> [Work to do]:
Retype, please, the listing from its opening line through the line that contains "90, 95, 99];", both included, without the pictures.

> [Source data]:
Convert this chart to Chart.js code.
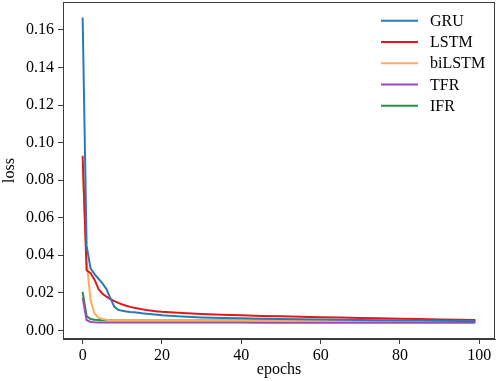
<!DOCTYPE html>
<html>
<head>
<meta charset="utf-8">
<script src="https://cdn.jsdelivr.net/npm/chart.js@4"></script>
<style>
  html, body { margin: 0; padding: 0; background: #fff; }
  #chart { display: block; }
</style>
</head>
<body>
<canvas id="chart" width="498" height="381"></canvas>
<script>
const epochs = [0, 1, 2, 3, 4, 5, 6, 7, 8, 9, 10, 11, 12, 13, 14, 15, 16, 17, 18, 19, 20,
  25, 30, 35, 40, 45, 50, 55, 60, 65, 70, 75, 80, 85, 90, 95, 99];

const gruLoss = [0.1667, 0.045, 0.033, 0.0300, 0.0275, 0.0250, 0.0220, 0.0170, 0.0125, 0.0110, 0.0104,
  0.0101, 0.0098, 0.0096, 0.0094, 0.0091, 0.0089, 0.0087, 0.0085, 0.0083, 0.0081,
  0.0074, 0.0069, 0.0066, 0.0064, 0.0062, 0.0060, 0.0059, 0.0058, 0.0056, 0.0055, 0.0054, 0.0053, 0.0052, 0.0051, 0.0050, 0.0049];
const lstmLoss = [0.093, 0.032, 0.0305, 0.0270, 0.0220, 0.0195, 0.0180, 0.0167, 0.0156, 0.0146, 0.0138,
  0.0131, 0.0125, 0.0120, 0.0116, 0.0112, 0.0109, 0.0106, 0.0103, 0.0101, 0.0099,
  0.0092, 0.0087, 0.0083, 0.0080, 0.0077, 0.0075, 0.0072, 0.0070, 0.0068, 0.0066, 0.0064, 0.0062, 0.0060, 0.0058, 0.0056, 0.0055];
const bilstmLoss = [0.088, 0.037, 0.016, 0.0090, 0.0068, 0.0060, 0.0056, 0.0054, 0.0053, 0.0053, 0.0053,
  0.0053, 0.0053, 0.0053, 0.0053, 0.0053, 0.0053, 0.0053, 0.0053, 0.0053, 0.0053,
  0.0052, 0.0052, 0.0052, 0.0052, 0.0052, 0.0051, 0.0051, 0.0051, 0.0051, 0.0051, 0.0051, 0.0050, 0.0050, 0.0050, 0.0050, 0.0050];
const tfrLoss = [0.0175, 0.0055, 0.0045, 0.0043, 0.0042, 0.0042, 0.0042, 0.0042, 0.0042, 0.0042, 0.0042,
  0.0042, 0.0042, 0.0042, 0.0042, 0.0042, 0.0042, 0.0042, 0.0042, 0.0042, 0.0042,
  0.0042, 0.0042, 0.0042, 0.0042, 0.0041, 0.0041, 0.0041, 0.0041, 0.0041, 0.0041, 0.0041, 0.0040, 0.0040, 0.0040, 0.0040, 0.0040];
const ifrLoss = [0.0205, 0.0076, 0.0060, 0.0056, 0.0055, 0.0054, 0.0054, 0.0054, 0.0053, 0.0053, 0.0053,
  0.0053, 0.0053, 0.0053, 0.0053, 0.0053, 0.0053, 0.0053, 0.0053, 0.0053, 0.0053,
  0.0053, 0.0053, 0.0053, 0.0053, 0.0052, 0.0052, 0.0052, 0.0052, 0.0052, 0.0051, 0.0051, 0.0051, 0.0051, 0.0050, 0.0050, 0.0050];

const seriesNames = ['GRU', 'LSTM', 'biLSTM', 'TFR', 'IFR'];
const seriesColors = ['#2a7ab9', '#e0191c', '#fdaa5c', '#9a4db0', '#1f9444'];
const seriesValues = [gruLoss, lstmLoss, bilstmLoss, tfrLoss, ifrLoss];

const xTickValues = [0, 20, 40, 60, 80, 100];
const yTickValues = [0, 0.02, 0.04, 0.06, 0.08, 0.10, 0.12, 0.14, 0.16];

const serif = "'Liberation Serif', 'Times New Roman', serif";
const axisColor = '#3c3c3c';

// matplotlib-like box around the plot + legend without a frame
const framePlugin = {
  id: 'frame',
  afterDraw(chart) {
    const { ctx, chartArea } = chart;
    ctx.save();
    ctx.strokeStyle = axisColor;
    ctx.lineWidth = 1;
    ctx.strokeRect(chartArea.left + 0.5, chartArea.top + 0.5,
      chartArea.right - chartArea.left - 1, chartArea.bottom - chartArea.top - 1);

    // legend in upper right
    ctx.font = '16px ' + serif;
    ctx.textBaseline = 'middle';
    chart.data.datasets.forEach((ds, i) => {
      const y = 20.7 + i * 21.25;
      ctx.strokeStyle = ds.borderColor;
      ctx.lineWidth = 2;
      ctx.beginPath();
      ctx.moveTo(381, y);
      ctx.lineTo(418, y);
      ctx.stroke();
      ctx.fillStyle = '#000';
      ctx.fillText(ds.label, 430, y + 1);
    });
    ctx.restore();
  }
};

const ctx = document.getElementById('chart').getContext('2d');
new Chart(ctx, {
  type: 'line',
  data: {
    datasets: seriesNames.map((name, i) => ({
      label: name,
      data: epochs.map((e, j) => ({ x: e, y: seriesValues[i][j] })),
      borderColor: seriesColors[i],
      borderWidth: 2,
      pointRadius: 0,
      fill: false,
      tension: 0
    }))
  },
  options: {
    responsive: false,
    animation: false,
    layout: { padding: { top: 2, right: 3, left: 0, bottom: 0 } },
    plugins: {
      legend: { display: false },
      tooltip: { enabled: false }
    },
    scales: {
      x: {
        type: 'linear',
        min: -4.95,
        max: 103.95,
        afterBuildTicks: (scale) => { scale.ticks = xTickValues.map(v => ({ value: v })); },
        afterFit: (scale) => {
          scale.height = 42;
          scale.paddingLeft = 0;
          scale.paddingRight = 0;
        },
        ticks: {
          color: '#000',
          font: { family: serif, size: 16 },
          padding: 2,
          maxRotation: 0,
          autoSkip: false
        },
        grid: { drawOnChartArea: false, drawTicks: true, tickLength: 5, color: axisColor },
        border: { display: true, color: axisColor, width: 1 },
        title: {
          display: true,
          text: 'epochs',
          color: '#000',
          font: { family: serif, size: 16 },
          padding: { top: 0, bottom: 2 }
        }
      },
      y: {
        type: 'linear',
        min: -0.0046,
        max: 0.1749,
        afterBuildTicks: (scale) => { scale.ticks = yTickValues.map(v => ({ value: v })); },
        afterFit: (scale) => {
          scale.width = 63;
          scale.paddingTop = 0;
          scale.paddingBottom = 0;
        },
        ticks: {
          color: '#000',
          font: { family: serif, size: 16 },
          padding: 4,
          autoSkip: false,
          callback: (v) => v.toFixed(2)
        },
        grid: { drawOnChartArea: false, drawTicks: true, tickLength: 5, color: axisColor },
        border: { display: true, color: axisColor, width: 1 },
        title: {
          display: true,
          text: 'loss',
          color: '#000',
          font: { family: serif, size: 16 },
          padding: { top: 0, bottom: 0 }
        }
      }
    }
  },
  plugins: [framePlugin]
});
</script>
</body>
</html>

> [Expected answer]:
Convert this chart to Chart.js code.
<!DOCTYPE html>
<html>
<head>
<meta charset="utf-8">
<script src="https://cdn.jsdelivr.net/npm/chart.js@4"></script>
<style>
  html, body { margin: 0; padding: 0; background: #fff; }
  #chart { display: block; }
</style>
</head>
<body>
<canvas id="chart" width="498" height="381"></canvas>
<script>
const epochs = [0, 1, 2, 3, 4, 5, 6, 7, 8, 9, 10, 11, 12, 13, 14, 15, 16, 17, 18, 19, 20,
  25, 30, 35, 40, 45, 50, 55, 60, 65, 70, 75, 80, 85, 90, 95, 99];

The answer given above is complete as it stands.